Hoang pays tribute in her book to not only her father, but another man who dramatically impacted her life. Hamilton Mountain MPP John Smith, who passed away in 2018, was the driving force behind a charity called The Mountain Fund to Help the Boat People. Over a 14-year period, the program sponsored hundreds of Vietnamese refugees, including Hoang and her siblings, and relocated them to Hamilton.

By any measure, Hoang and her siblings have done well. They earned university degrees and commenced successful careers. Her brothers became engineers and prosperous businessmen in California and Florida. Amy graduated from McMaster, Brock, and Mohawk. She moved to Fonthill, where her three daughters all attended E. L. Crossley and proceeded to Ontario universities.

“For many years, my daughters had asked me how my father died, and the pain was still so great that I could not find the words. I told them that when they were older, I would tell them. So I wrote this book, to give them their answers, and to give myself inner peace.”

Hoang has inherited her spirituality from her parents, who were Buddhists.

“I think you live your life so as to leave blessings for your children. In the book, my father makes a kind of bargain with God. He didn't want to go to straight to heaven when he died. He wanted to be a ghost, so as to stay with his children and watch over them. So that's what I think, that his spirit lingers around us.”

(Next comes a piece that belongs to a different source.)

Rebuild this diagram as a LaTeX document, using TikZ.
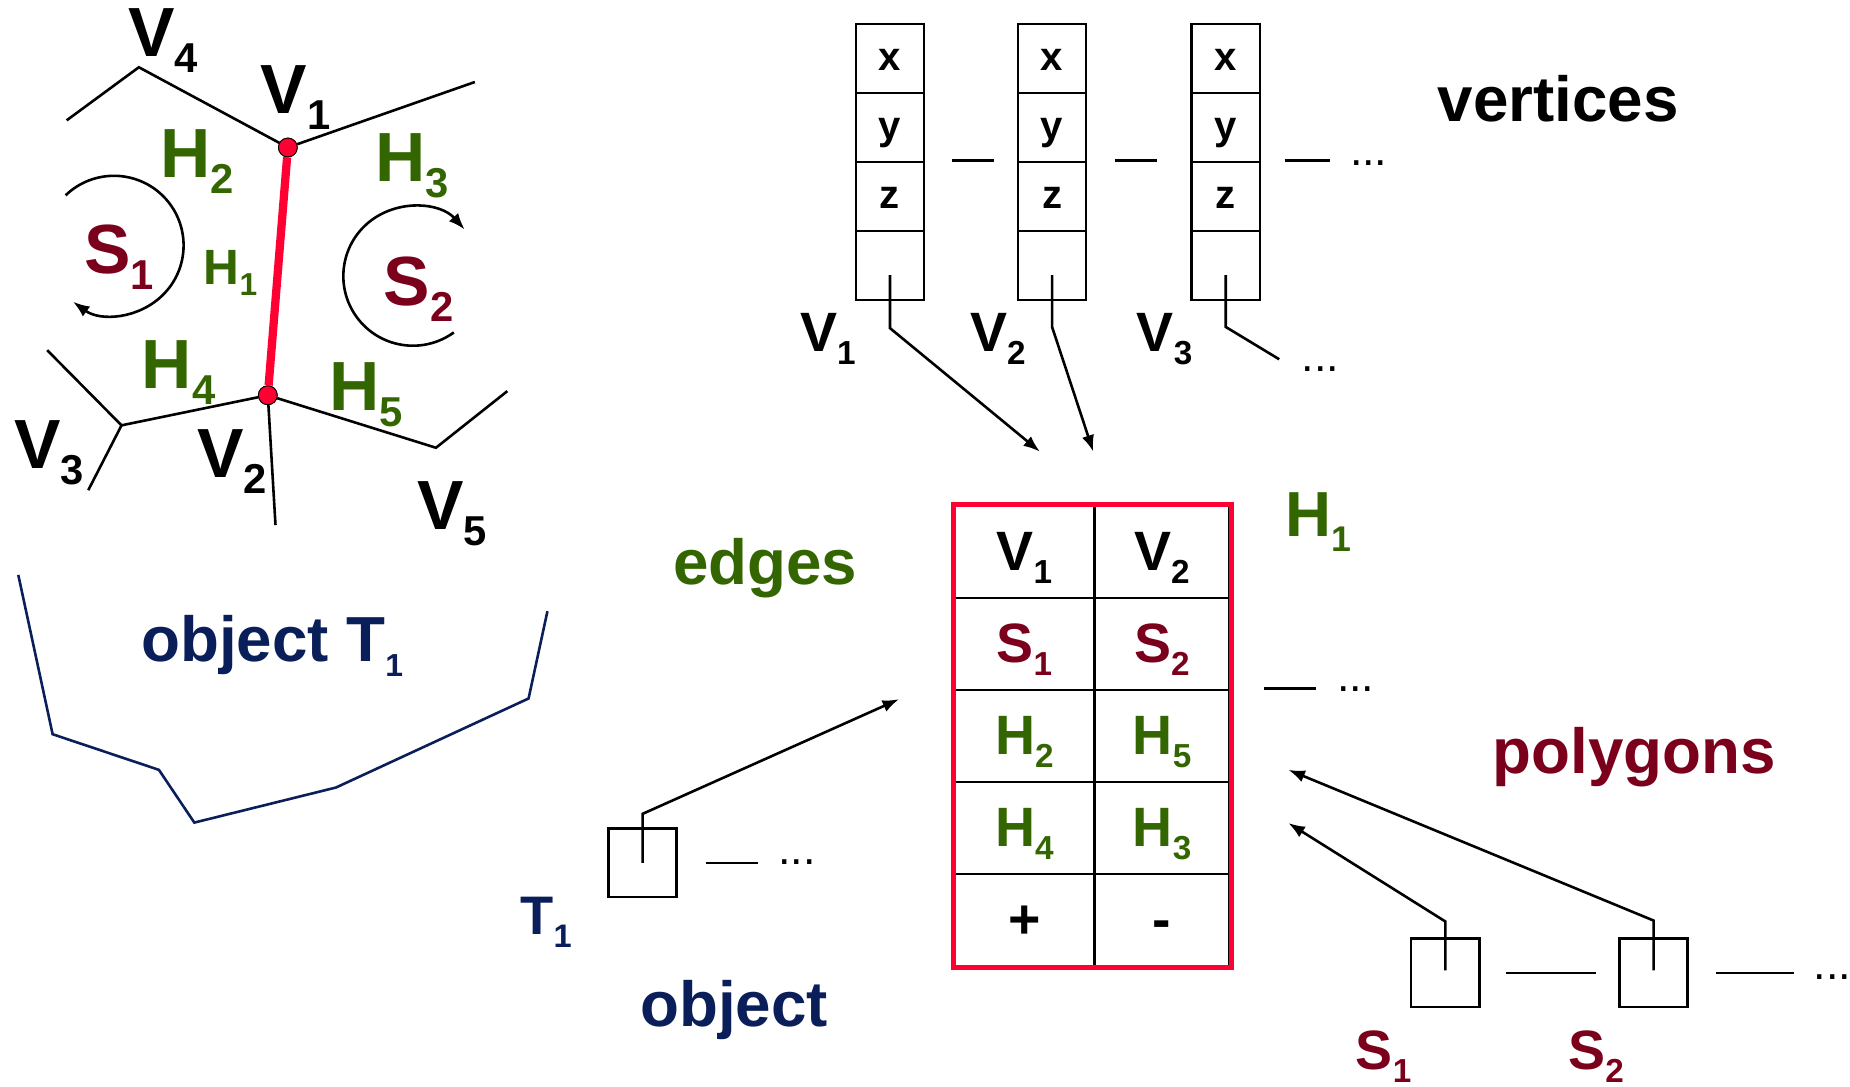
\documentclass[tikz,border=0pt]{standalone}
\usepackage{fontspec}
\setmainfont{Liberation Sans}
\usepackage{graphicx}
\usetikzlibrary{positioning, arrows.meta}

\definecolor{edgered}{RGB}{255,0,51}
\definecolor{hgreen}{RGB}{51,102,0}
\definecolor{sred}{RGB}{123,0,28}
\definecolor{tblue}{RGB}{10,30,90}

\newcommand{\low}[2][0.6]{\raisebox{-0.23em}{\scalebox{#1}{#2}}}

\begin{document}
\begin{tikzpicture}[x=1pt, y=-1pt, node distance=58.5pt, on grid,
    >={Latex[length=14pt, width=10.5pt]},
    wire/.style={line width=2.2pt},
    glbl/.style={inner sep=0pt, anchor=base west, font=\bfseries\fontsize{59}{60}\selectfont},
    title/.style={inner sep=0pt, anchor=base west, font=\bfseries\fontsize{54}{56}\selectfont},
    idx/.style={inner sep=0pt, anchor=base west, font=\bfseries\fontsize{47}{48}\selectfont},
    more/.style={inner sep=0pt, anchor=base west, font=\fontsize{38}{40}\selectfont},
    cell/.style={draw, line width=2.2pt, minimum width=57.7pt, minimum height=58.5pt, inner sep=0pt,
      text height=20pt, text depth=0pt, font=\bfseries\fontsize{34}{35}\selectfont},
    tcell/.style={draw, line width=2.2pt, minimum height=78pt, inner sep=0pt,
      text height=32pt, text depth=0pt, font=\bfseries\fontsize{47}{48}\selectfont},
    ptr/.style={draw, line width=2.2pt, minimum size=58pt, inner sep=0pt},
    vdot/.style={circle, draw, line width=0.7pt, fill=edgered, minimum size=16pt, inner sep=0pt}]
    \useasboundingbox (0,0) rectangle (1568,921);

    % object T1: mesh around the edge
    \coordinate (v1) at (244,125);
    \coordinate (v2) at (227,335);
    \coordinate (v3) at (103,360.5);
    \coordinate (v4) at (117.7,57);
    \coordinate (v5) at (369.5,379.5);
    \coordinate (a1) at (56.5,102);
    \coordinate (a2) at (402.5,69.5);
    \coordinate (a3) at (40,296.8);
    \coordinate (a4) at (74.8,415.5);
    \coordinate (a5) at (233.5,445);
    \coordinate (a6) at (430,331.5);
    \node[vdot] (p1) at (v1) {};
    \node[vdot] (p2) at (v2) {};

    \draw[wire] (a1) -- (v4) -- (p1) -- (a2);
    \draw[wire] (a3) -- (v3) -- (a4);
    \draw[wire] (v3) -- (p2) -- (a5);
    \draw[wire] (p2) -- (v5) -- (a6);
    \draw[edgered, line width=7pt] (p1) -- (p2);
    \node[vdot] at (v1) {};
    \node[vdot] at (v2) {};

    \coordinate (s1c) at (96.6,208);
    \coordinate (s2c) at (350,234);
    \draw[wire, ->] (s1c) ++(134:59pt) arc[start angle=134, end angle=-126, radius=59pt];
    \draw[wire, ->] (s2c) ++(-54:59pt) arc[start angle=-54, end angle=-318, radius=59pt];

    \node[glbl] (lV4) at (108.4,48.2) {V\low{4}};
    \node[glbl] (lV1) at (221,96.3) {V\low{1}};
    \node[glbl, text=hgreen] (lH2) at (136,150.5) {H\low{2}};
    \node[glbl, text=hgreen] (lH3) at (318,153.5) {H\low{3}};
    \node[glbl, text=sred] (lS1) at (71,231.8) {S\low{1}};
    \node[glbl, text=hgreen, font=\bfseries\fontsize{42}{44}\selectfont] (lH1) at (172.5,240.8) {H\low[0.64]{1}};
    \node[glbl, text=sred] (lS2) at (325,259) {S\low{2}};
    \node[glbl, text=hgreen] (lH4) at (120,329.6) {H\low{4}};
    \node[glbl, text=hgreen] (lH5) at (279,347.7) {H\low{5}};
    \node[glbl] (lV3) at (12,397) {V\low{3}};
    \node[glbl] (lV2) at (167,405) {V\low{2}};
    \node[glbl] (lV5) at (353.7,448.5) {V\low{5}};

    \draw[tblue, line width=2.2pt] (15.5,487.3) -- (44.6,622.3) -- (134.7,652.5) -- (164.7,697.2)
        -- (284.7,667.5) -- (448,592) -- (464,518);
    \node[title, text=tblue] (tobj) at (119.5,560.7) {object T\low[0.5]{1}};

    % vertex records
    \node[cell] (r1x) at (754.3,49.6) {x};
    \node[cell, below=of r1x] (r1y) {y};
    \node[cell, below=of r1y] (r1z) {z};
    \node[cell, below=of r1z] (r1p) {};
    \node[cell] (r2x) at (891.7,49.6) {x};
    \node[cell, below=of r2x] (r2y) {y};
    \node[cell, below=of r2y] (r2z) {z};
    \node[cell, below=of r2z] (r2p) {};
    \node[cell] (r3x) at (1038.9,49.6) {x};
    \node[cell, below=of r3x] (r3y) {y};
    \node[cell, below=of r3y] (r3z) {z};
    \node[cell, below=of r3z] (r3p) {};

    \node[idx] (rV1) at (678,298) {V\low{1}};
    \node[idx] (rV2) at (822,298) {V\low{2}};
    \node[idx] (rV3) at (963.3,298) {V\low{3}};
    \node[title] (tvert) at (1218.5,103) {vertices};
    \node[more] (vmore) at (1144,140.5) {...};
    \node[more] (nmore) at (1103,315) {...};

    \draw[wire] ([xshift=22.5pt]r1z.north east) -- ([xshift=-19pt]r2z.north west);
    \draw[wire] ([xshift=23pt]r2z.north east) -- ([xshift=-28pt]r3z.north west);
    \draw[wire] ([xshift=20pt]r3z.north east) -- ++(38.5,0);

    \coordinate (e1in) at (881.4,382.8);
    \coordinate (e2in) at (926.6,382.8);
    \coordinate (r3next) at (1084.2,304.5);
    \draw[wire, ->] ([yshift=-8pt]r1p.center) -- ++(0,45) -- (e1in);
    \draw[wire, ->] ([yshift=-8pt]r2p.center) -- ++(0,44) -- (e2in);
    \draw[wire] ([yshift=-8pt]r3p.center) -- ++(0,44) -- (r3next);

    % edge record
    \node[tcell, minimum width=118.4pt] (c11) at (868.2,467.8) {V\low{1}};
    \node[tcell, minimum width=114.9pt, right=116.65pt of c11] (c12) {V\low{2}};
    \node[tcell, minimum width=118.4pt, below=78pt of c11, text=sred] (c21) {S\low{1}};
    \node[tcell, minimum width=114.9pt, below=78pt of c12, text=sred] (c22) {S\low{2}};
    \node[tcell, minimum width=118.4pt, below=78pt of c21, text=hgreen] (c31) {H\low{2}};
    \node[tcell, minimum width=114.9pt, below=78pt of c22, text=hgreen] (c32) {H\low{5}};
    \node[tcell, minimum width=118.4pt, below=78pt of c31, text=hgreen] (c41) {H\low{4}};
    \node[tcell, minimum width=114.9pt, below=78pt of c32, text=hgreen] (c42) {H\low{3}};
    \node[tcell, minimum width=118.4pt, below=78pt of c41] (c51) {+};
    \node[tcell, minimum width=114.9pt, below=78pt of c42] (c52) {-};
    \draw[edgered, line width=4.2pt] (c11.north west) rectangle (c52.south east);

    \node[title, text=hgreen] (tH1) at (1089,455) {H\low[0.56]{1}};
    \node[title, text=hgreen] (tedge) at (570.4,495.8) {edges};
    \draw[wire] ([xshift=28pt]c32.north east) -- ++(44,0);
    \node[more] (emore) at (1133,586) {...};

    % object record
    \node[ptr] (obox) at (544.6,731.3) {};
    \coordinate (oin) at (762,592.6);
    \draw[wire, ->] (obox.center) -- ++(0,-41.5) -- (oin);
    \draw[wire] ([xshift=23.5pt]obox.east) -- ++(44.3,0);
    \node[more] (omore) at (659.6,733) {...};
    \node[idx, text=tblue, font=\bfseries\fontsize{46}{48}\selectfont] (oT1) at (441,792.4) {T\low{1}};
    \node[title, text=tblue] (tobject) at (542.6,870) {object};

    % polygon records
    \node[ptr] (sbox1) at (1225,824.5) {};
    \node[ptr] (sbox2) at (1401.5,824.5) {};
    \coordinate (pin1) at (1092,697.6);
    \coordinate (pin2) at (1092,652.5);
    \draw[wire, ->] ([yshift=2pt]sbox1.center) -- ++(0,-41.5) -- (pin1);
    \draw[wire, ->] ([yshift=2pt]sbox2.center) -- ++(0,-42.3) -- (pin2);
    \draw[wire] ([xshift=21.5pt]sbox1.east) -- ([xshift=-18.5pt]sbox2.west);
    \draw[wire] ([xshift=23pt]sbox2.east) -- ++(66,0);
    \node[more] (pmore) at (1537,830) {...};
    \node[idx, text=sred] (pS1) at (1149,906.5) {S\low{1}};
    \node[idx, text=sred] (pS2) at (1329,906.5) {S\low{2}};
    \node[title, text=sred] (tpoly) at (1265,656) {polygons};
\end{tikzpicture}
\end{document}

Negativity related to immigrants and refugees worries Hoang, who views them as people who often risk their lives seeking a better life in a country that promotes freedom. She says that immigrants are willing to work hard and contribute to society if given the opportunity.

Hoang will hold a book signing at the Pelham Library in Fonthill this Saturday, February 22, from 10:30 AM until 12:30 PM, and at the Fairview Mall’s Chapter’s bookstore, on May 23, from 1 to 4 PM.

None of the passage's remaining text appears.